これらのデメリットを踏まえ、無料ツールはあくまで「補助的なツール」として捉え、基幹業務や非常に機密性の高い情報の取り扱いには慎重になることが大切です。
ツール選定のポイントと活用シーン
中小企業の経理・総務担当者が無料ファイル変換・編集ツールを選ぶ際に考慮すべきポイントは以下の通りです。
- 必要な機能があるか: ご自身の業務で最も頻繁に必要なファイル変換や編集の種類(例: PDFの結合、画像のリサイズ、PDFからWordへの変換など)に対応しているかを確認しましょう。
- 対応ファイル形式: よく扱うファイル形式(例: PDF, Docx, XLSX, JPEG, PNGなど)に対応しているかを確認します。
- 使いやすさ: 最新のクラウドツールに疎い方でも直感的に操作できる、シンプルで分かりやすいインターフェースのツールを選びましょう。
- セキュリティポリシー(オンラインツールの場合): アップロードしたファイルの取り扱いについて、プライバシーポリシーなどを確認し、信頼できるツールを選びます。
- 利用回数やファイルサイズの上限: 無料版の制限が、日々の業務で許容できる範囲内であるかを確認します。
- 広告の有無や程度: 広告表示が煩雑すぎないかも使いやすさに影響します。
無料ツールを活用できる具体的なシーン例:
- 請求書や領収書の整理: 複数のPDF請求書を一つに結合したり、紙の領収書をスキャンしてPDF化し、ファイルサイズを圧縮して保存したりする。
- 契約書や稟議書の準備: 受領した契約書の特定ページのみを抽出したり、PDF形式の申請書にテキストを書き加えたりする(※編集機能は制限がある場合が多い)。
- 社内資料の作成: Webサイトから取得した画像をプレゼン資料用にリサイズしたり、マニュアルに挿入するスクリーンショットのファイル形式を変換したりする。
- ファイル送受信: メール添付や社内システム登録のために、ファイルのサイズを小さく圧縮する。

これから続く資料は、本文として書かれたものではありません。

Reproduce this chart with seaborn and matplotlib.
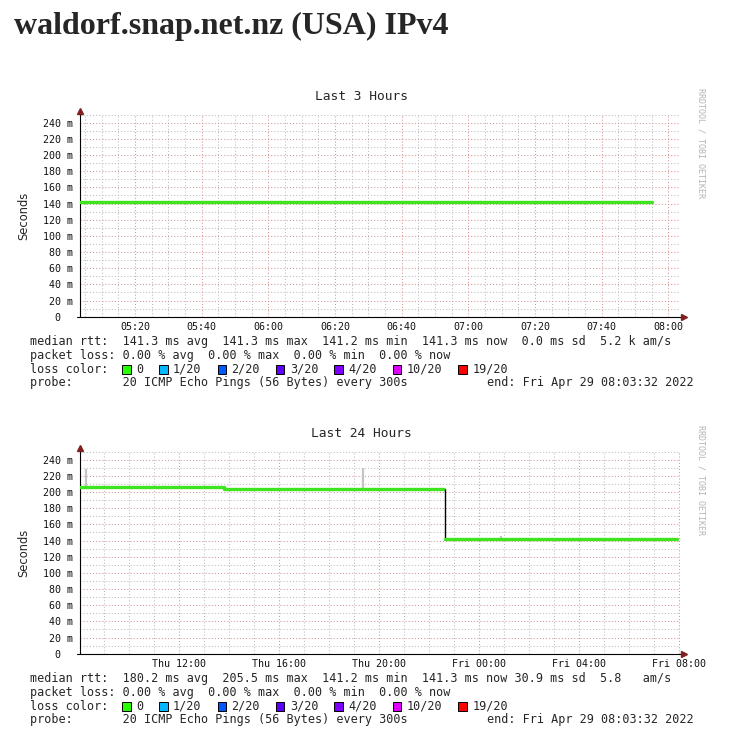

- 既存データの活用: PDF形式のアンケート結果や古いスキャン文書から、OCR機能でテキスト情報を抽出して再利用する(※精度はツールによる)。
まとめ:無料ツールで賢く業務効率化を
無料のファイル変換・編集ツールは、有料の高機能ソフトウェアに比べると機能やサポートに制限がありますが、特定の目的においては十分に活用でき、中小企業のITコスト削減と書類業務の効率化に大きく貢献する可能性を秘めています。

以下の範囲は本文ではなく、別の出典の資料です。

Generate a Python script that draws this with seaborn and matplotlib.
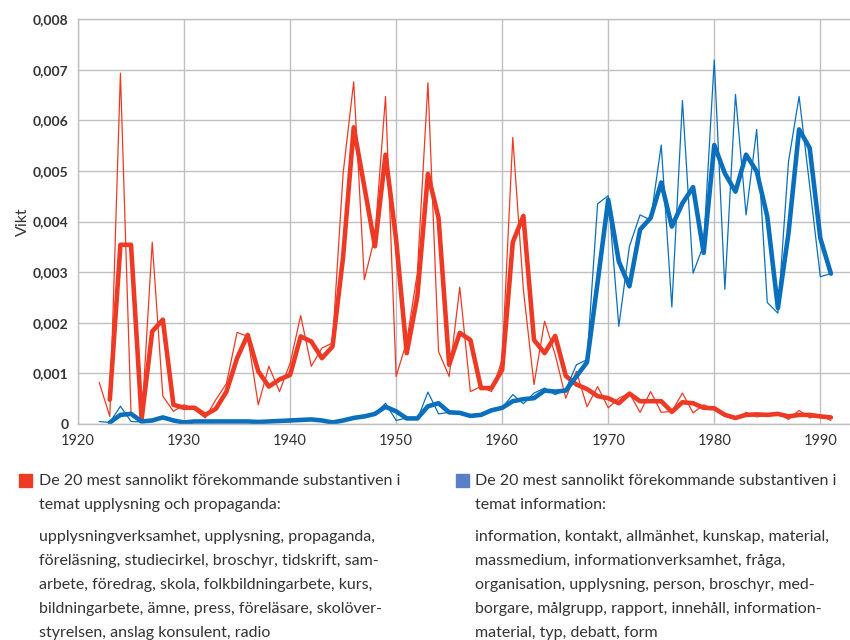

まずは、ご自身の業務で頻繁に発生するファイル関連の困りごとを整理し、それに必要な機能を備えた無料ツールをいくつか試してみることをお勧めします。その際、特にセキュリティやプライバシーに関する注意点を十分に理解し、機密情報の取り扱いには慎重になりましょう。
無料ツールを賢く活用することで、経理・総務部門の皆様の日常的な書類業務がよりスムーズになり、本来注力すべきコア業務に時間を振り分けることができるようになるはずです。ぜひ、自社に合ったツールを見つけて、業務効率化の一歩を踏み出してください。